_Your task_
In this exercise, return the whole listing exactly, excluding any images.
++++++
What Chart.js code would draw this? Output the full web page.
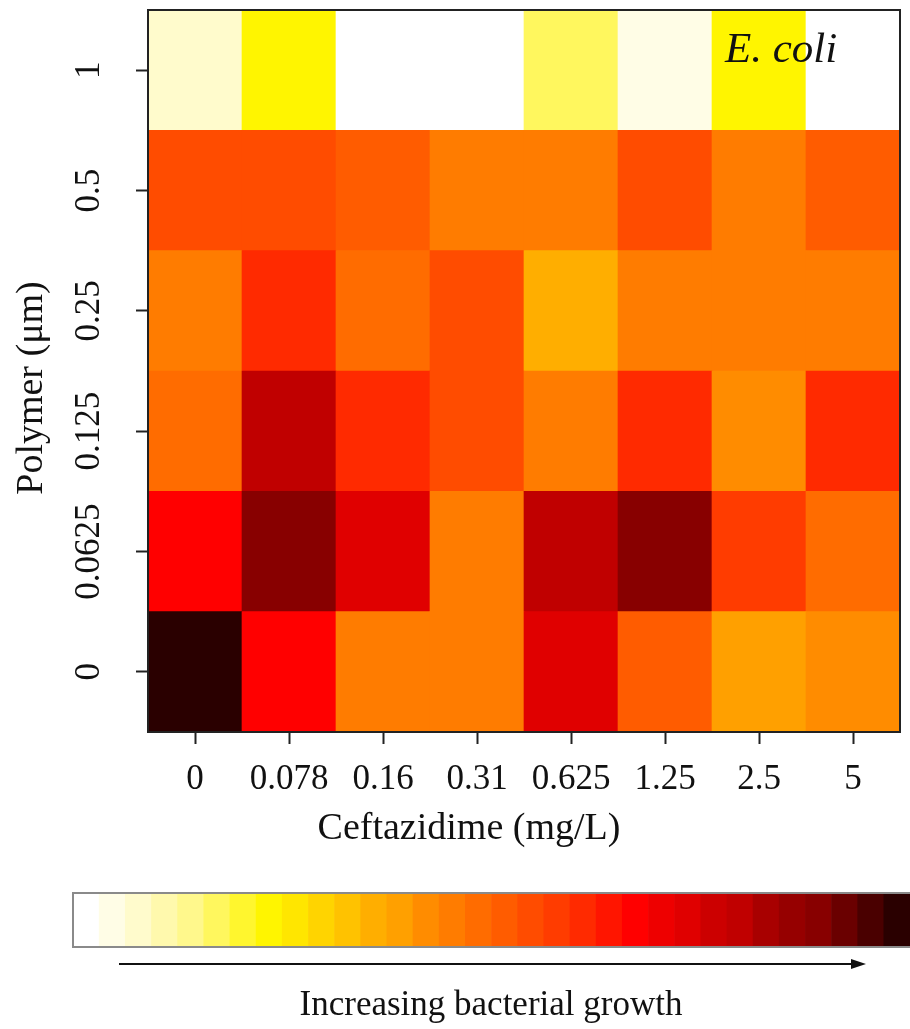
<!DOCTYPE html>
<html>
<head>
<meta charset="utf-8">
<script src="https://cdn.jsdelivr.net/npm/chart.js@4.4.1/dist/chart.umd.min.js"></script>
<style>
  body { margin: 0; background: #fff; }
  #wrap { position: relative; width: 910px; height: 1029px; }
  #heat { position: absolute; left: 0; top: 0; }
  #bar { position: absolute; left: 0; top: 880px; }
</style>
</head>
<body>
<div id="wrap">
  <canvas id="heat" width="910" height="1029"></canvas>
  <canvas id="bar" width="910" height="149"></canvas>
</div>
<script>
// x categories (mg/L) and y categories (um, bottom to top)
const ceftazidime = ["0", "0.078", "0.16", "0.31", "0.625", "1.25", "2.5", "5"];
const polymer = ["0", "0.0625", "0.125", "0.25", "0.5", "1"];

// growth level per cell, 0 = none .. 31 = most
const growthP0 = [31, 21, 14, 14, 23, 16, 12, 13];
const growthP00625 = [21, 28, 23, 14, 25, 28, 18, 15];
const growthP0125 = [15, 25, 19, 17, 14, 19, 13, 19];
const growthP025 = [14, 19, 15, 17, 11, 14, 14, 14];
const growthP05 = [17, 17, 16, 14, 14, 17, 14, 16];
const growthP1 = [2, 7, 0, 0, 5, 1, 7, 0];
const growthRows = [growthP0, growthP00625, growthP0125, growthP025, growthP05, growthP1];

// colour key steps
const keySteps = [0, 1, 2, 3, 4, 5, 6, 7, 8, 9, 10, 11, 12, 13, 14, 15,
  16, 17, 18, 19, 20, 21, 22, 23, 24, 25, 26, 27, 28, 29, 30, 31];

// white -> yellow -> orange -> red -> black
const palette = [
  "#ffffff", "#fffde6", "#fffbcc", "#fff9ad", "#fff88c", "#fff75e", "#fff62e", "#fff500",
  "#ffe600", "#ffd400", "#ffc200", "#ffae00", "#ffa000", "#ff8c00", "#ff7c00", "#ff6c00",
  "#ff5c00", "#ff4c00", "#ff3c00", "#ff2a00", "#ff1500", "#ff0000", "#ee0000", "#e00000",
  "#cc0000", "#c00000", "#a80000", "#960000", "#880000", "#6a0000", "#4a0000", "#2a0000"
];

const serif = '"Liberation Serif", "Times New Roman", serif';
const ink = "#111";

const heatDatasets = growthRows.map((vals, r) => ({
  label: polymer[r],
  data: vals.map(() => [r, r + 1]),
  backgroundColor: vals.map(v => palette[v]),
  borderWidth: 0,
  grouped: false,
  barPercentage: 1,
  categoryPercentage: 1
}));

// no extra room for label overhang, the plot box is placed by layout padding
function noOverhang(s) {
  s.paddingTop = 0;
  s.paddingBottom = 0;
  s.paddingLeft = 0;
  s.paddingRight = 0;
}

// box, axis titles and the species label
const frame = {
  id: "frame",
  afterDraw(chart) {
    const { ctx, chartArea: a } = chart;
    ctx.save();
    ctx.strokeStyle = "#222";
    ctx.lineWidth = 2;
    ctx.strokeRect(a.left, a.top, a.right - a.left, a.bottom - a.top);

    ctx.fillStyle = ink;
    ctx.font = "italic 43px " + serif;
    ctx.textAlign = "left";
    ctx.textBaseline = "alphabetic";
    ctx.fillText("E. coli", 725, 62);

    ctx.font = "38px " + serif;
    ctx.textAlign = "center";
    ctx.textBaseline = "middle";
    ctx.fillText("Ceftazidime (mg/L)", 469, 829);

    ctx.translate(32, 388);
    ctx.rotate(-Math.PI / 2);
    ctx.fillText("Polymer (\u03bcm)", 0, 0);
    ctx.restore();
  }
};

new Chart(document.getElementById("heat"), {
  type: "bar",
  data: { labels: ceftazidime, datasets: heatDatasets },
  options: {
    responsive: false,
    animation: false,
    layout: { padding: { top: 10, right: 10, bottom: 237, left: 0 } },
    plugins: { legend: { display: false }, tooltip: { enabled: false } },
    scales: {
      x: {
        type: "category",
        offset: true,
        grid: { offset: false, drawOnChartArea: false, tickLength: 12, tickColor: "#222", tickWidth: 2 },
        border: { display: false },
        ticks: { autoSkip: false, maxRotation: 0, padding: 15, color: ink, font: { family: serif, size: 35 } },
        afterFit: s => { s.height = 60; noOverhang(s); }
      },
      y: {
        type: "linear",
        min: 0,
        max: polymer.length,
        grid: { drawOnChartArea: false, tickLength: 12, tickColor: "#222", tickWidth: 2 },
        border: { display: false },
        afterBuildTicks: s => { s.ticks = polymer.map((p, i) => ({ value: i + 0.5 })); },
        ticks: {
          minRotation: 90,
          maxRotation: 90,
          crossAlign: "center",
          padding: -2,
          color: ink,
          font: { family: serif, size: 35 },
          callback: (v, i) => polymer[i]
        },
        afterFit: s => { s.width = 148; noOverhang(s); }
      }
    }
  },
  plugins: [frame]
});

// colour key: border, arrow and caption
const keyDecor = {
  id: "keyDecor",
  afterDraw(chart) {
    const { ctx, chartArea: a } = chart;
    ctx.save();
    ctx.strokeStyle = "#8a8a8a";
    ctx.lineWidth = 2;
    ctx.beginPath();
    ctx.moveTo(a.right + 2, a.top);
    ctx.lineTo(a.left, a.top);
    ctx.lineTo(a.left, a.bottom);
    ctx.lineTo(a.right + 2, a.bottom);
    ctx.stroke();

    ctx.strokeStyle = "#111";
    ctx.fillStyle = "#111";
    ctx.lineWidth = 2;
    ctx.beginPath();
    ctx.moveTo(119, 84);
    ctx.lineTo(852, 84);
    ctx.stroke();
    ctx.beginPath();
    ctx.moveTo(866, 84);
    ctx.lineTo(851, 79);
    ctx.lineTo(851, 89);
    ctx.closePath();
    ctx.fill();

    ctx.font = "35px " + serif;
    ctx.textAlign = "center";
    ctx.textBaseline = "middle";
    ctx.fillText("Increasing bacterial growth", 491, 126);
    ctx.restore();
  }
};

new Chart(document.getElementById("bar"), {
  type: "bar",
  data: {
    labels: keySteps,
    datasets: [{
      data: keySteps.map(() => 1),
      backgroundColor: keySteps.map(s => palette[s]),
      borderWidth: 0,
      barPercentage: 1,
      categoryPercentage: 1
    }]
  },
  options: {
    responsive: false,
    animation: false,
    layout: { padding: { top: 13, right: 0, bottom: 82, left: 73 } },
    plugins: { legend: { display: false }, tooltip: { enabled: false } },
    scales: {
      x: { display: false },
      y: { display: false, min: 0, max: 1 }
    }
  },
  plugins: [keyDecor]
});
</script>
</body>
</html>
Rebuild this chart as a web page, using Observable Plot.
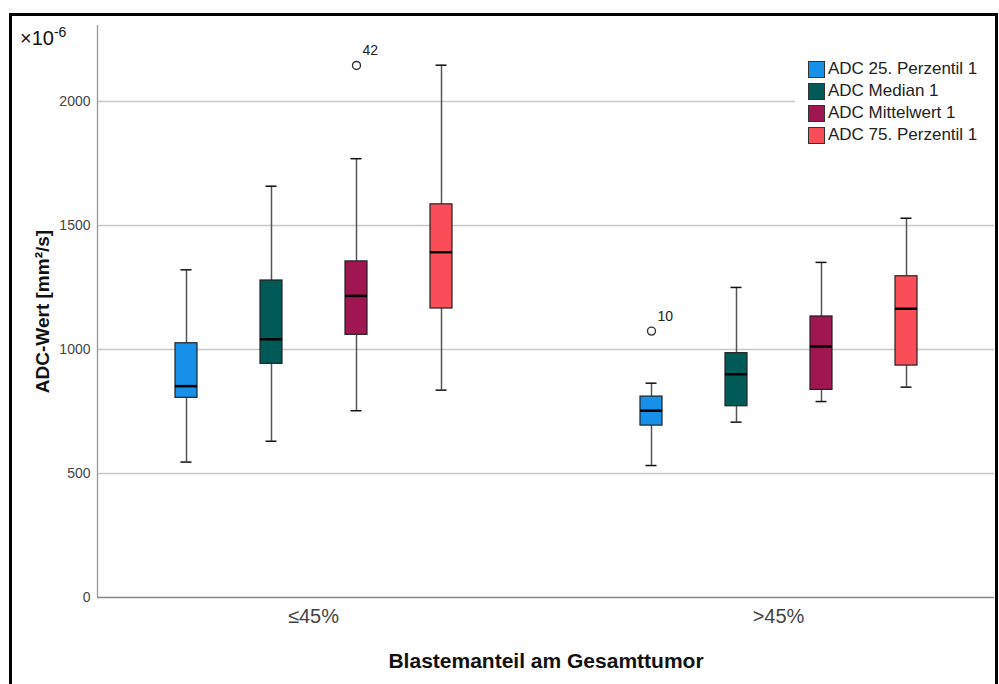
++++++
_Result of this exercise_
What Chart.js code would draw this? Output the full web page.
<!DOCTYPE html>
<html>
<head>
<meta charset="utf-8">
<script src="https://cdn.jsdelivr.net/npm/chart.js@4.4.1/dist/chart.umd.min.js"></script>
<style>
  body { margin: 0; background: #fff; }
  #wrap { position: relative; width: 910px; height: 1029px; }
  #heat { position: absolute; left: 0; top: 0; }
  #bar { position: absolute; left: 0; top: 880px; }
</style>
</head>
<body>
<div id="wrap">
  <canvas id="heat" width="910" height="1029"></canvas>
  <canvas id="bar" width="910" height="149"></canvas>
</div>
<script>
// x categories (mg/L) and y categories (um, bottom to top)
const ceftazidime = ["0", "0.078", "0.16", "0.31", "0.625", "1.25", "2.5", "5"];
const polymer = ["0", "0.0625", "0.125", "0.25", "0.5", "1"];

// growth level per cell, 0 = none .. 31 = most
const growthP0 = [31, 21, 14, 14, 23, 16, 12, 13];
const growthP00625 = [21, 28, 23, 14, 25, 28, 18, 15];
const growthP0125 = [15, 25, 19, 17, 14, 19, 13, 19];
const growthP025 = [14, 19, 15, 17, 11, 14, 14, 14];
const growthP05 = [17, 17, 16, 14, 14, 17, 14, 16];
const growthP1 = [2, 7, 0, 0, 5, 1, 7, 0];
const growthRows = [growthP0, growthP00625, growthP0125, growthP025, growthP05, growthP1];

// colour key steps
const keySteps = [0, 1, 2, 3, 4, 5, 6, 7, 8, 9, 10, 11, 12, 13, 14, 15,
  16, 17, 18, 19, 20, 21, 22, 23, 24, 25, 26, 27, 28, 29, 30, 31];

// white -> yellow -> orange -> red -> black
const palette = [
  "#ffffff", "#fffde6", "#fffbcc", "#fff9ad", "#fff88c", "#fff75e", "#fff62e", "#fff500",
  "#ffe600", "#ffd400", "#ffc200", "#ffae00", "#ffa000", "#ff8c00", "#ff7c00", "#ff6c00",
  "#ff5c00", "#ff4c00", "#ff3c00", "#ff2a00", "#ff1500", "#ff0000", "#ee0000", "#e00000",
  "#cc0000", "#c00000", "#a80000", "#960000", "#880000", "#6a0000", "#4a0000", "#2a0000"
];

const serif = '"Liberation Serif", "Times New Roman", serif';
const ink = "#111";

const heatDatasets = growthRows.map((vals, r) => ({
  label: polymer[r],
  data: vals.map(() => [r, r + 1]),
  backgroundColor: vals.map(v => palette[v]),
  borderWidth: 0,
  grouped: false,
  barPercentage: 1,
  categoryPercentage: 1
}));

// no extra room for label overhang, the plot box is placed by layout padding
function noOverhang(s) {
  s.paddingTop = 0;
  s.paddingBottom = 0;
  s.paddingLeft = 0;
  s.paddingRight = 0;
}

// box, axis titles and the species label
const frame = {
  id: "frame",
  afterDraw(chart) {
    const { ctx, chartArea: a } = chart;
    ctx.save();
    ctx.strokeStyle = "#222";
    ctx.lineWidth = 2;
    ctx.strokeRect(a.left, a.top, a.right - a.left, a.bottom - a.top);

    ctx.fillStyle = ink;
    ctx.font = "italic 43px " + serif;
    ctx.textAlign = "left";
    ctx.textBaseline = "alphabetic";
    ctx.fillText("E. coli", 725, 62);

    ctx.font = "38px " + serif;
    ctx.textAlign = "center";
    ctx.textBaseline = "middle";
    ctx.fillText("Ceftazidime (mg/L)", 469, 829);

    ctx.translate(32, 388);
    ctx.rotate(-Math.PI / 2);
    ctx.fillText("Polymer (\u03bcm)", 0, 0);
    ctx.restore();
  }
};

new Chart(document.getElementById("heat"), {
  type: "bar",
  data: { labels: ceftazidime, datasets: heatDatasets },
  options: {
    responsive: false,
    animation: false,
    layout: { padding: { top: 10, right: 10, bottom: 237, left: 0 } },
    plugins: { legend: { display: false }, tooltip: { enabled: false } },
    scales: {
      x: {
        type: "category",
        offset: true,
        grid: { offset: false, drawOnChartArea: false, tickLength: 12, tickColor: "#222", tickWidth: 2 },
        border: { display: false },
        ticks: { autoSkip: false, maxRotation: 0, padding: 15, color: ink, font: { family: serif, size: 35 } },
        afterFit: s => { s.height = 60; noOverhang(s); }
      },
      y: {
        type: "linear",
        min: 0,
        max: polymer.length,
        grid: { drawOnChartArea: false, tickLength: 12, tickColor: "#222", tickWidth: 2 },
        border: { display: false },
        afterBuildTicks: s => { s.ticks = polymer.map((p, i) => ({ value: i + 0.5 })); },
        ticks: {
          minRotation: 90,
          maxRotation: 90,
          crossAlign: "center",
          padding: -2,
          color: ink,
          font: { family: serif, size: 35 },
          callback: (v, i) => polymer[i]
        },
        afterFit: s => { s.width = 148; noOverhang(s); }
      }
    }
  },
  plugins: [frame]
});

// colour key: border, arrow and caption
const keyDecor = {
  id: "keyDecor",
  afterDraw(chart) {
    const { ctx, chartArea: a } = chart;
    ctx.save();
    ctx.strokeStyle = "#8a8a8a";
    ctx.lineWidth = 2;
    ctx.beginPath();
    ctx.moveTo(a.right + 2, a.top);
    ctx.lineTo(a.left, a.top);
    ctx.lineTo(a.left, a.bottom);
    ctx.lineTo(a.right + 2, a.bottom);
    ctx.stroke();

    ctx.strokeStyle = "#111";
    ctx.fillStyle = "#111";
    ctx.lineWidth = 2;
    ctx.beginPath();
    ctx.moveTo(119, 84);
    ctx.lineTo(852, 84);
    ctx.stroke();
    ctx.beginPath();
    ctx.moveTo(866, 84);
    ctx.lineTo(851, 79);
    ctx.lineTo(851, 89);
    ctx.closePath();
    ctx.fill();

    ctx.font = "35px " + serif;
    ctx.textAlign = "center";
    ctx.textBaseline = "middle";
    ctx.fillText("Increasing bacterial growth", 491, 126);
    ctx.restore();
  }
};

new Chart(document.getElementById("bar"), {
  type: "bar",
  data: {
    labels: keySteps,
    datasets: [{
      data: keySteps.map(() => 1),
      backgroundColor: keySteps.map(s => palette[s]),
      borderWidth: 0,
      barPercentage: 1,
      categoryPercentage: 1
    }]
  },
  options: {
    responsive: false,
    animation: false,
    layout: { padding: { top: 13, right: 0, bottom: 82, left: 73 } },
    plugins: { legend: { display: false }, tooltip: { enabled: false } },
    scales: {
      x: { display: false },
      y: { display: false, min: 0, max: 1 }
    }
  },
  plugins: [keyDecor]
});
</script>
</body>
</html>
Rebuild this chart as a web page, using Observable Plot.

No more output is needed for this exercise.